On Saturdayday
we set off for Brixham in Devon for a week’s holiday with the family. We
decided to stop in Exeter for a night, to make the most of the holiday, and
because neither of us have visited Exeter.
Well, I’m
not sure what to say. As a city it doesn’t fit together very well at all. It
was flattened by the Luftwaffe in one of the “Baedeker” raids, and although the
cathedral survived, much of the old town was destroyed. Then in the sixties a
ring road was built, which split the city up. However, there are lots of very
interesting and beautiful buildings still standing. The city churches are very
old and there’s quite a bit of the town wall left. The Roman street plan is
discernible – It was Isca Dumnonium. Down by the old quays a lot of restoration
has been carried out, of warehouses, the fish market and old water powered
fulling mills. Work is still going on, and it’s charming. Of course, water
always makes a place nicer.
The
cathedral green is smashing. There was an excellent craft market going on, and
various folk dancing groups were performing, and best of all, there was a
proper, traditional Punch and Judy, complete with baby, policeman turned into
sausages, crocodile and hangman. The
kids watching just loved it, which was very pleasing to see.
I did enjoy
the cathedral.
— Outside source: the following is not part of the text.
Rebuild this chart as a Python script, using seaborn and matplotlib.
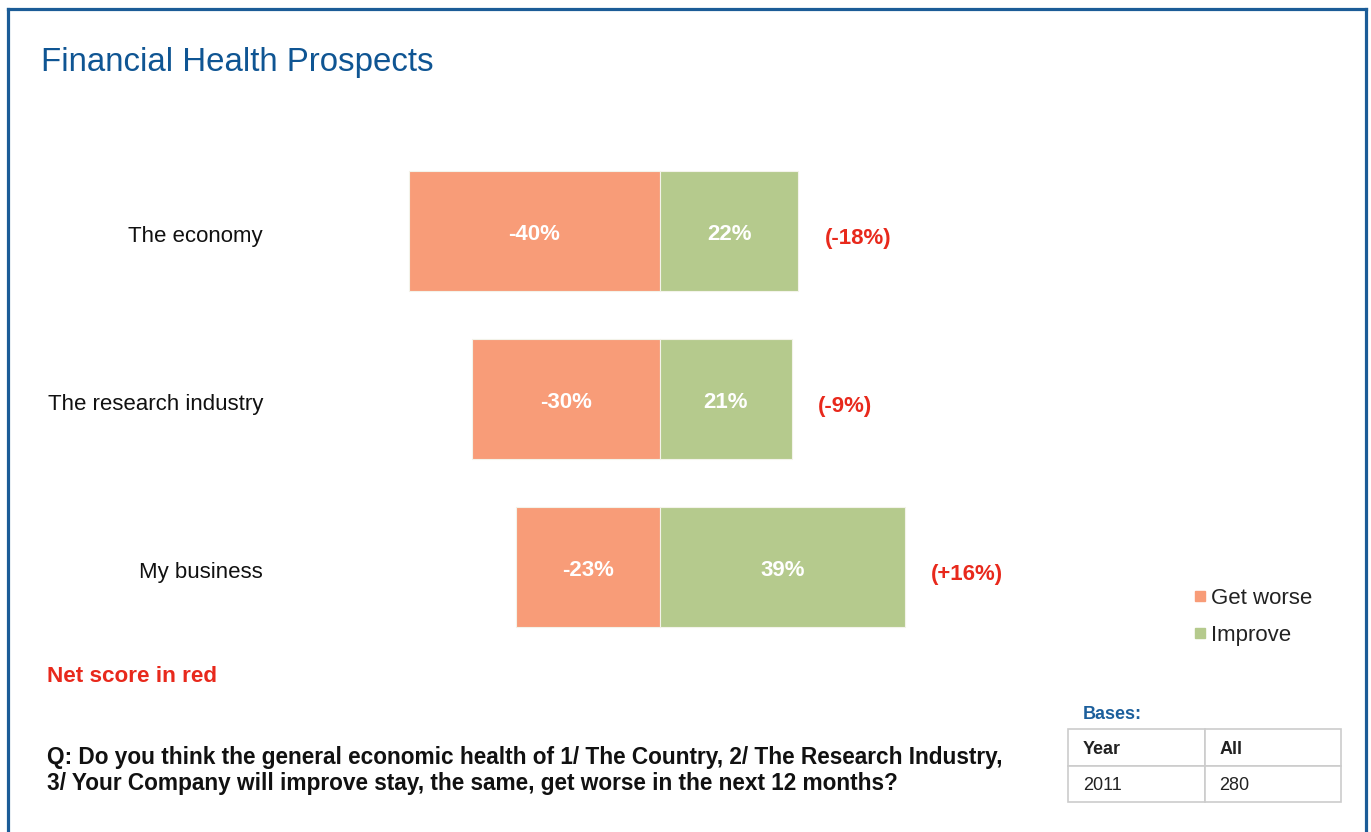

Simon Schama has been doing a history series on TV and he made
the point that, thanks to the Pope putting a bounty on Elizabeth I’s life,
Protestantism became synonymous with Englishness. I don’t think that’s wholly
true, because the English must be about the world’s least religious people.
But, after the Spanish cathedrals, walking into Exeter felt like coming home.
It’s a lovely
light building with superb painted roof bosses and some wonderful monuments to
unknown knights. There was one early fifteenth century tomb where the knight,
with typical droopy moustache, had his feet on a lion, as usual, and his wife’s
feet rested on a pair of swans with drooping crossed necks. I have never seen
that before. It’s usually a lapdog. Also, the son of Flora MacDonald , of “Over
The Sea to Skye”, is buried there.
Exciting, eh?
Mourning swans |
Today we
went to Princetown on Dartmoor, where a prison museum has recently opened. It
was quite a fraught drive as there was a bike race going on, and we had to pass
the bikes on the narrow Devon lanes. But the views were lovely; it’s been a
very nice day. Even Princetown looked pretty attractive. The first time I saw
it, I thought that Dartmoor prison was as much a punishment for the warders as
for the convicts.
The museum
is interesting and atmospheric. The story of the French prisoners of war is
told, and there are displays of things confiscated from the prisoners,
sometimes cunning hidey-holes, but more often weapons, made from toothbrushes,
bucket handles, soap set with razor blades, etc. But there are also art works
made by the inmates. There’s an account of Frank Mitchell, the “mad axe” man,
who was sprung from prison by the Krays and then murdered by them, which is
quite upsetting, because Mitchell was clearly several sandwiches short of a
picnic. For some reason, some people still seem to see the Krays as glamorous;
there’s another film about them in the offing.
Dartmoor
can’t be made secure enough for dangerous convicts any longer, because it’s
Grade 2 listed, so the prison can concentrate on rehabilitation, and the museum
is obviously part of the plan.
So then we
drove to Brixham across the moor. There were lots of ponies, some heavily
pregnant and lots with foals, and the sheep have been sheared and looked very
skinny and strange.
The holiday
house is really great, lots of room and super views, so we are highly
satisfied. Will (second son), Leila
(daughter in law) and me went for a swim in the open air sea filled pool, while
Dan (third son) cooked tea for us all.
It’s a
beautiful evening, all very promising for tomorrow.